El primer regalo del día del padre que hice en el colegio fue una caja para guardar cassettes. La profesora nos dio pedazos de contact de colores para que la decoráramos. Yo armé unos peces con triángulos y dejé las huellas de mis dedos untados de pintura sobre el plástico azul. La caja todavía existe y está llena de la música que mi papá y mi mamá ponían durante los viajes largos en carro. Lado A, Lado B, íbamos a la Costa oyendo a Leonardo Favio, Gloria Estefan, Nino Bravo y Les Luthiers. En la casa donde está la caja aún hay un aparato que reproduce cassettes y a veces los ponemos para recordar ese sonido crujiente y destemplado. Para apretar el botón de rewind y sentir cómo se vuelve a enrollar la música de antes.
Cuando cumplí tres años pedí de regalo el cassette de Ana Belén y Victor Manuel, Mucho Más Que Dos. De ese solo conservo la caja y el papel que tiene la foto de ellos dos abrazados, en blanco y negro, la lista de canciones y mi nombre con un 040795 escrito por mi mamá. También tuve el de Chichi Peralta y la banda sonora del Titanic. Ambos se perdieron para siempre, y por fortuna, en alguna de las busetas que me llevaban y me traían del colegio.

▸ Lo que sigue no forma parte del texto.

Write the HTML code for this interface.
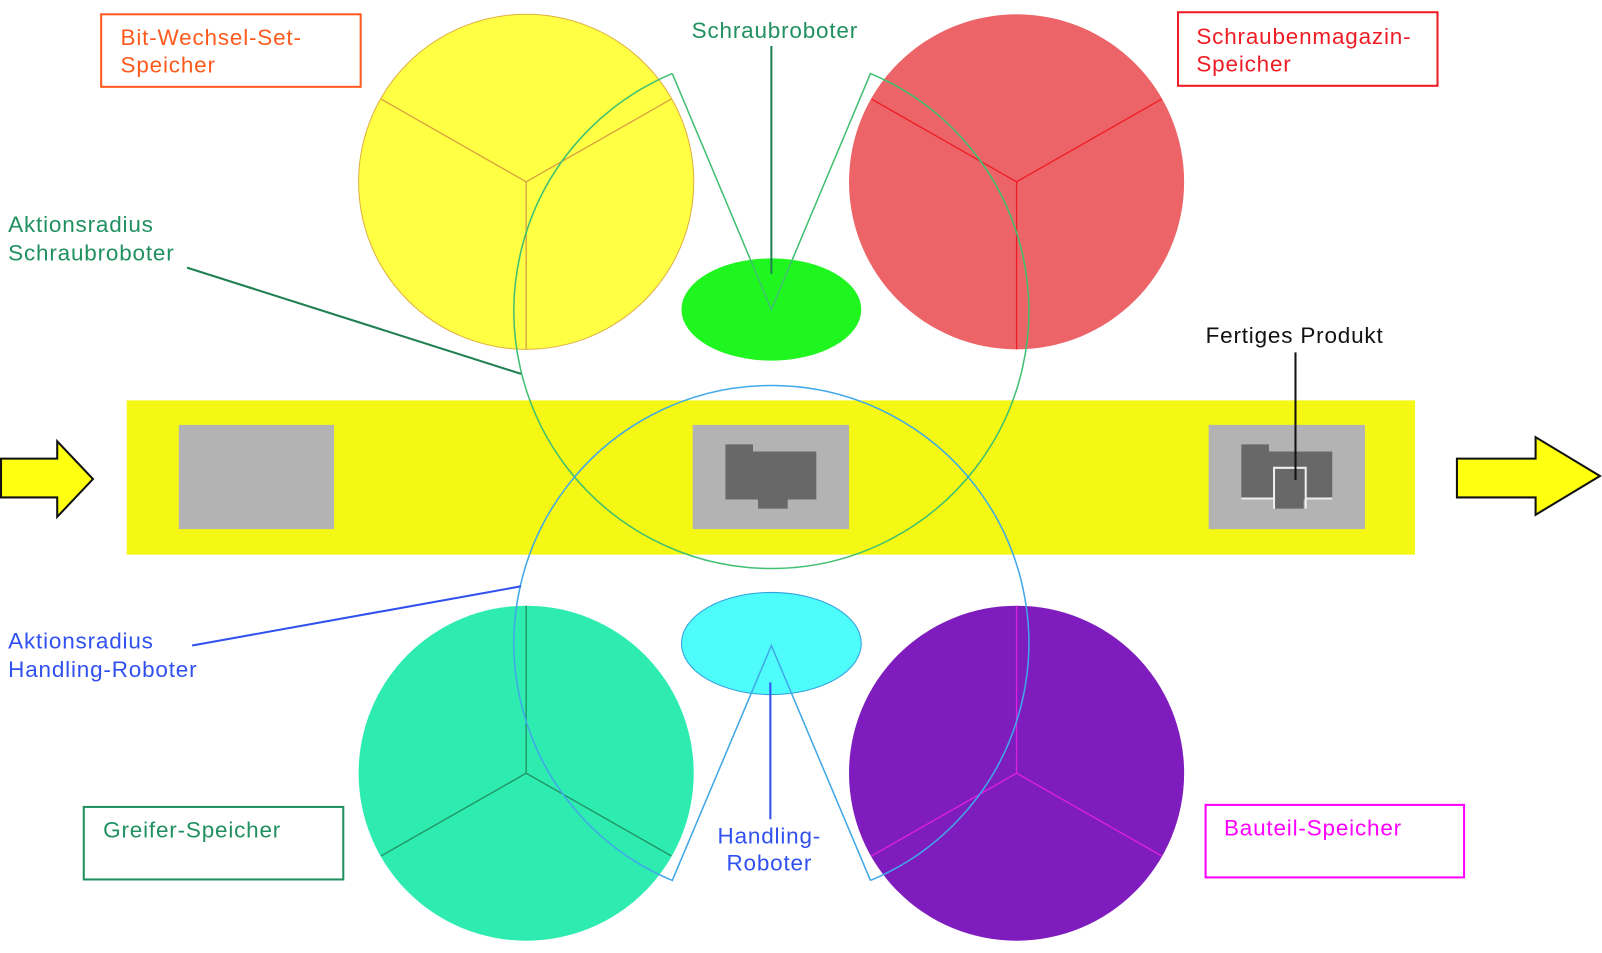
<!DOCTYPE html>
<html><head><meta charset="utf-8"><style>
html,body{margin:0;padding:0;background:#fff;}
svg{display:block;}
text{font-family:"Liberation Sans",Arial,sans-serif;font-size:22px;letter-spacing:0.8px;}
</style></head><body>
<svg width="1602" height="953" viewBox="0 0 1568 933" preserveAspectRatio="none">
<rect width="1568" height="933" fill="#fff"/>
<!-- belt -->
<rect x="124" y="392" width="1261" height="151" fill="#f4f814"/>
<rect x="175" y="416" width="152" height="102" fill="#b3b3b3"/>
<rect x="678" y="416" width="153" height="102" fill="#b3b3b3"/>
<path d="M710 435 H737 V442 H799 V489 H771 V498 H742 V489 H710 Z" fill="#686868"/>
<rect x="1183" y="416" width="153" height="102" fill="#b3b3b3"/>
<path d="M1215 435 H1242 V442 H1304 V489 H1276 V498 H1247 V489 H1215 Z" fill="#686868"/>
<path d="M1215 488 H1247 M1278 488 H1304 M1247 498 V458 H1278 V498" stroke="#eee" stroke-width="2" fill="none"/>
<!-- arrows -->
<path d="M1 449 H56 V432 L91 469 L56 506 V487 H1 Z" fill="#ffff10" stroke="#111" stroke-width="2"/>
<path d="M1426 449 H1503 V428 L1566 466 L1503 504 V487 H1426 Z" fill="#ffff10" stroke="#111" stroke-width="2"/>
<!-- storage circles -->
<circle cx="515" cy="178" r="164" fill="#ffff44" stroke="#e0b040" stroke-width="1"/>
<path d="M515 178 L373 97 M515 178 L657 97 M515 178 V342" stroke="#d8a040" stroke-width="1.3" fill="none"/>
<circle cx="995" cy="178" r="164" fill="#ec6468"/>
<path d="M995 178 L853 97 M995 178 L1137 97 M995 178 V342" stroke="#ee1c24" stroke-width="1.3" fill="none"/>
<circle cx="515" cy="757" r="164" fill="#2eecb0"/>
<path d="M515 757 L373 838 M515 757 L657 838 M515 757 V593" stroke="#209060" stroke-width="1.3" fill="none"/>
<circle cx="995" cy="757" r="164" fill="#7e1cbd"/>
<path d="M995 757 L853 838 M995 757 L1137 838 M995 757 V593" stroke="#e020e0" stroke-width="1.3" fill="none"/>
<!-- robots -->
<ellipse cx="755" cy="303" rx="88" ry="50" fill="#1ff51f"/>
<ellipse cx="755" cy="630" rx="88" ry="50" fill="#4ffcfc" stroke="#30a0e0" stroke-width="1"/>
<!-- action radii -->
<path d="M658 72 L755 303 L852 72 A252 252 0 1 1 658 72" fill="none" stroke="#40c070" stroke-width="1.5"/>
<path d="M852 862 L755 632 L658 862 A252 252 0 1 1 852 862" fill="none" stroke="#40a8e8" stroke-width="1.5"/>
<!-- leader lines -->
<line x1="755" y1="45" x2="755" y2="268" stroke="#208050" stroke-width="2"/>
<line x1="183" y1="262" x2="510" y2="366" stroke="#208050" stroke-width="2"/>
<line x1="188" y1="632" x2="510" y2="574" stroke="#3050f0" stroke-width="2"/>
<line x1="754" y1="668" x2="754" y2="802" stroke="#3050f0" stroke-width="2"/>
<line x1="1268" y1="345" x2="1268" y2="470" stroke="#111" stroke-width="2"/>
<!-- label boxes -->
<rect x="99" y="14" width="254" height="71" fill="none" stroke="#ff5a1e" stroke-width="2"/>
<text x="118" y="44" fill="#ff5a1e">Bit-Wechsel-Set-</text>
<text x="118" y="71" fill="#ff5a1e">Speicher</text>
<rect x="1153" y="12" width="254" height="72" fill="none" stroke="#ee1c24" stroke-width="2"/>
<text x="1171" y="43" fill="#ee1c24">Schraubenmagazin-</text>
<text x="1171" y="70" fill="#ee1c24">Speicher</text>
<rect x="82" y="790" width="254" height="71" fill="none" stroke="#209060" stroke-width="2"/>
<text x="101" y="820" fill="#209060">Greifer-Speicher</text>
<rect x="1180" y="788" width="253" height="71" fill="none" stroke="#ff00ff" stroke-width="2"/>
<text x="1198" y="818" fill="#ff00ff">Bauteil-Speicher</text>
<text x="677" y="37" fill="#209060">Schraubroboter</text>
<text x="8" y="227" fill="#209060">Aktionsradius</text>
<text x="8" y="255" fill="#209060">Schraubroboter</text>
<text x="8" y="635" fill="#3050f0">Aktionsradius</text>
<text x="8" y="663" fill="#3050f0">Handling-Roboter</text>
<text x="753" y="826" fill="#3050f0" text-anchor="middle">Handling-</text>
<text x="753" y="852" fill="#3050f0" text-anchor="middle">Roboter</text>
<text x="1180" y="336" fill="#111">Fertiges Produkt</text>
</svg>
</body></html>
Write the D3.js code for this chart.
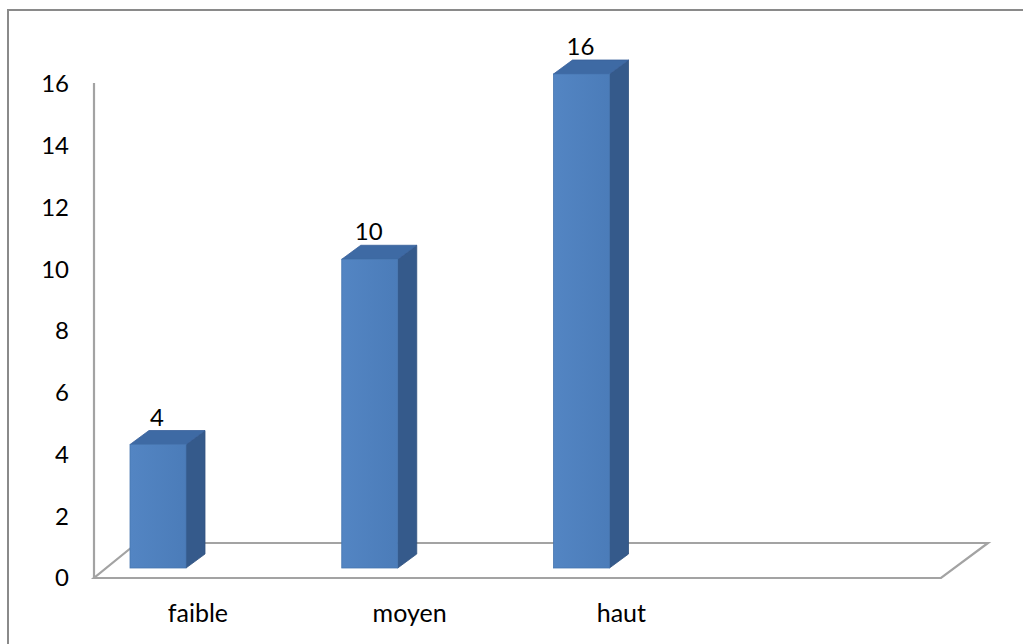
<!DOCTYPE html>
<html>
<head>
<meta charset="utf-8">
<script src="https://cdn.jsdelivr.net/npm/d3@7"></script>
<style>
  html, body { margin: 0; padding: 0; background: #fff; }
  svg { display: block; }
  text { font-family: Lato, "Open Sans", sans-serif; fill: #000; }
</style>
</head>
<body>
<svg id="chart" width="1023" height="644"></svg>
<script>
// Niveaux et effectifs
const categories = ["faible", "moyen", "haut"];
const values = [4, 10, 16];
const tickValues = [0, 2, 4, 6, 8, 10, 12, 14, 16];
// extra empty slot on the category axis (the floor runs past the last bar)
const slots = [...categories, ""];

const W = 1023, H = 644;
const svg = d3.select("#chart");

// outer frame (runs off the right and bottom edges)
svg.append("rect")
  .attr("x", 8).attr("y", 10)
  .attr("width", W + 20).attr("height", H + 20)
  .attr("fill", "none").attr("stroke", "#8a8a8a").attr("stroke-width", 2);

const x = d3.scaleBand().domain(slots).range([94, 941]).paddingInner(0).paddingOuter(0);
const y = d3.scaleLinear().domain([0, 16]).range([578, 84]);

// 3D geometry
const floorBackDxL = 43, floorBackDxR = 47, floorDy = -35;
const barInset = 36, barW = 56;
const barBaseShift = -10;          // bars sit part-way back on the floor
const depthDx = 19, depthDy = -14; // bar depth

const gray = "#a3a3a3";

// floor (parallelogram)
const x0 = x.range()[0], x1 = x.range()[1], y0 = y(0);
svg.append("path")
  .attr("d", `M${x0},${y0} L${x1},${y0} L${x1 + floorBackDxR},${y0 + floorDy} L${x0 + floorBackDxL},${y0 + floorDy} Z`)
  .attr("fill", "#fff").attr("stroke", gray).attr("stroke-width", 2.2)
  .attr("stroke-linejoin", "miter");

// vertical value axis line
svg.append("line")
  .attr("x1", x0).attr("x2", x0)
  .attr("y1", y(0)).attr("y2", y(16) - 1)
  .attr("stroke", gray).attr("stroke-width", 2.2);

// tick labels
svg.append("g").selectAll("text")
  .data(tickValues).join("text")
  .attr("x", 69)
  .attr("y", d => y(d))
  .attr("dy", "0.35em")
  .attr("text-anchor", "end")
  .attr("font-size", 24)
  .text(d => d);

// bars
const data = categories.map((c, i) => ({ c, v: values[i] }));
const bars = svg.append("g").selectAll("g").data(data).join("g");

const frontX = d => x(d.c) + barInset;
const baseY = () => y(0) + barBaseShift;
const topY = d => y(d.v) + barBaseShift;

// side face
bars.append("path")
  .attr("d", d => {
    const r = frontX(d) + barW;
    return `M${r},${topY(d)} L${r + depthDx},${topY(d) + depthDy} L${r + depthDx},${baseY() + depthDy} L${r},${baseY()} Z`;
  })
  .attr("fill", "#355a8b").attr("stroke", "#30527f").attr("stroke-width", 0.8);

// top face
bars.append("path")
  .attr("d", d => {
    const l = frontX(d), r = l + barW, t = topY(d);
    return `M${l},${t} L${r},${t} L${r + depthDx},${t + depthDy} L${l + depthDx},${t + depthDy} Z`;
  })
  .attr("fill", "#3e6aa4").attr("stroke", "#38609a").attr("stroke-width", 0.8);

// front face
const grad = svg.append("defs").append("linearGradient")
  .attr("id", "front").attr("x1", 0).attr("x2", 1).attr("y1", 0).attr("y2", 0);
grad.append("stop").attr("offset", 0).attr("stop-color", "#5385c3");
grad.append("stop").attr("offset", 1).attr("stop-color", "#4b7cb9");

bars.append("rect")
  .attr("x", d => frontX(d))
  .attr("y", d => topY(d))
  .attr("width", barW)
  .attr("height", d => baseY() - topY(d))
  .attr("fill", "url(#front)").attr("stroke", "#4676b0").attr("stroke-width", 0.8);

// value labels
bars.append("text")
  .attr("x", d => frontX(d) + barW / 2 - 1)
  .attr("y", d => topY(d) + depthDy - 5)
  .attr("text-anchor", "middle")
  .attr("font-size", 24)
  .text(d => d.v);

// category labels
svg.append("g").selectAll("text")
  .data(slots).join("text")
  .attr("x", d => x(d) + x.bandwidth() / 2 - 2)
  .attr("y", 622)
  .attr("text-anchor", "middle")
  .attr("font-size", 25)
  .text(d => d);
</script>
</body>
</html>
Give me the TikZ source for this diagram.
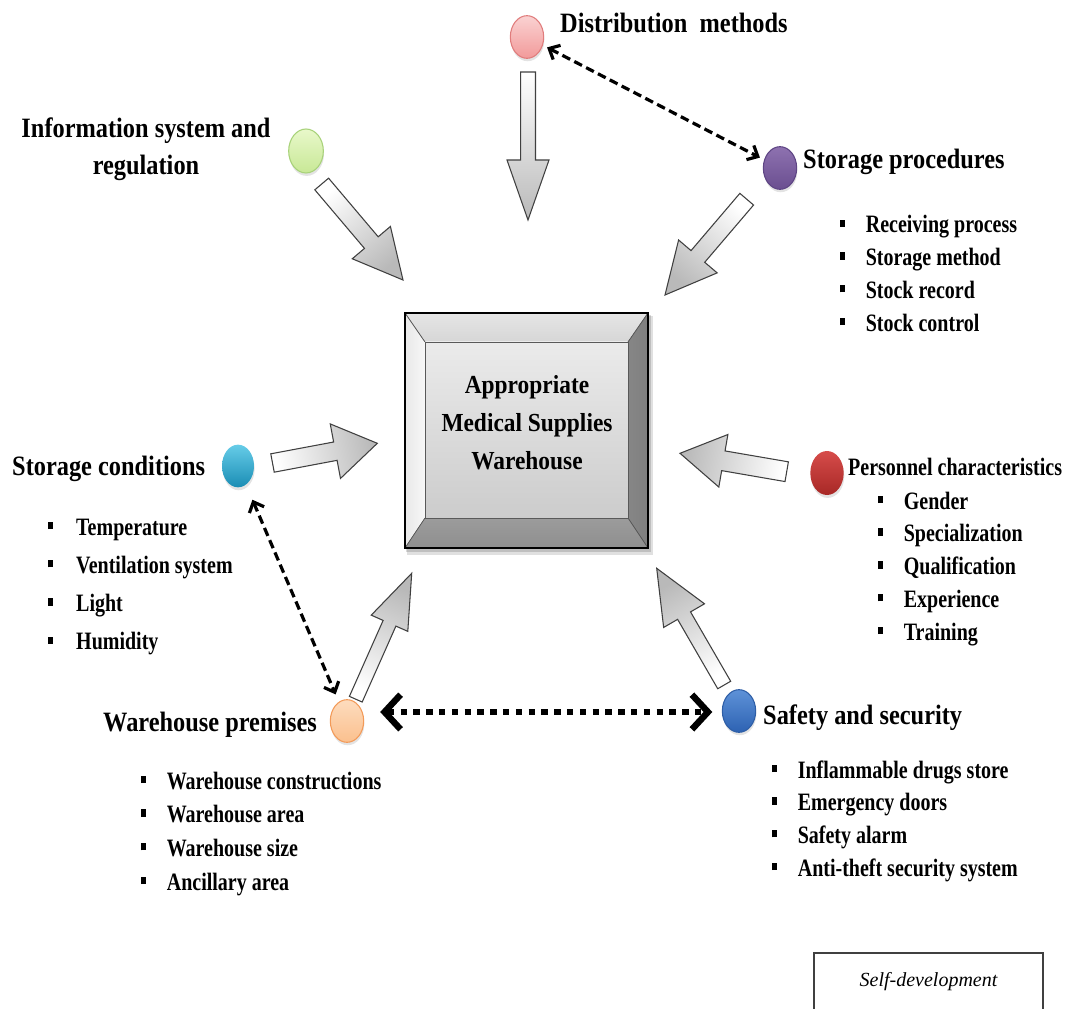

De los cassettes que quedan el que más me gusta escuchar no es de música, es uno en el que mi mamá grabó una narración amorosa sobre mis primeros años. Los “episodios” no tienen una periodicidad definida. En los primeros está ella hablando sola sobre mis logros de bebé recién nacida: seguir objetos con la mirada, voltear la cara para buscar un sonido, cerrar y abrir los puños. Luego entro yo con unos balbuceos que ahora siento como la primera expresión de mis ganas de hablar de todo lo que veo. Más adelante ella me entrevista. Me pide que le diga los nombres de mis tíos y yo los recito todos. Me pregunta: ¿quién te dice Madreselva? y yo le respondo que mi abuela Carmen, ¿quién te dice Valerosa? que la abuela Victoria. Hablamos de mis juguetes y de Café con Aroma de Mujer. Yo canto Gaviota y le digo que quiero ser Carolina Olivares. Después sale mi hermano, es su turno de balbucear, y yo, atrás, digo con fuerza ¡Alejandro se está comiendo mi micrófono!
Ese cassette negro es uno de mis tesoros. Es la memoria de un tiempo en el que mi vida era mi casa, y las voces y la música de las personas que habitaban en ella. Cada vez que vuelvo a escucharlo pienso que debo hacer una versión digital pronto, que la cinta es frágil y que perder las notas de mi voz infantil y del ritmo dulce con el que mi mamá contaba mi historia sería como perder una raíz que me sale directamente del corazón.
En las últimas semanas me he movido mucho y he tomado muchas fotografías. La memoria de mi teléfono no es como la mía y se llena rápido. Cada vez que sale el aviso de “almacenamiento lleno” mi corazón se salta un latido porque en ese espacio limitado, que amenaza con prescindir de algunos megabytes para seguir recibiendo mensajes, tengo guardadas las notas de voz que intercambié con mi papá hasta el día del adiós definitivo. Como el cassette negro, el teléfono es ahora otro tesoro. Cada vez que pienso en los mensajes de voz que tengo guardados ahí, en ese lugar que no es un lugar, pienso que debo mandárselos a alguien, pasarlos a mi computador, descargarlos en un disco duro, en todo caso, salvarlos del paso del tiempo. Siento que necesito conjurar el presagio que anuncia que lo primero que olvidamos de alguien es su voz.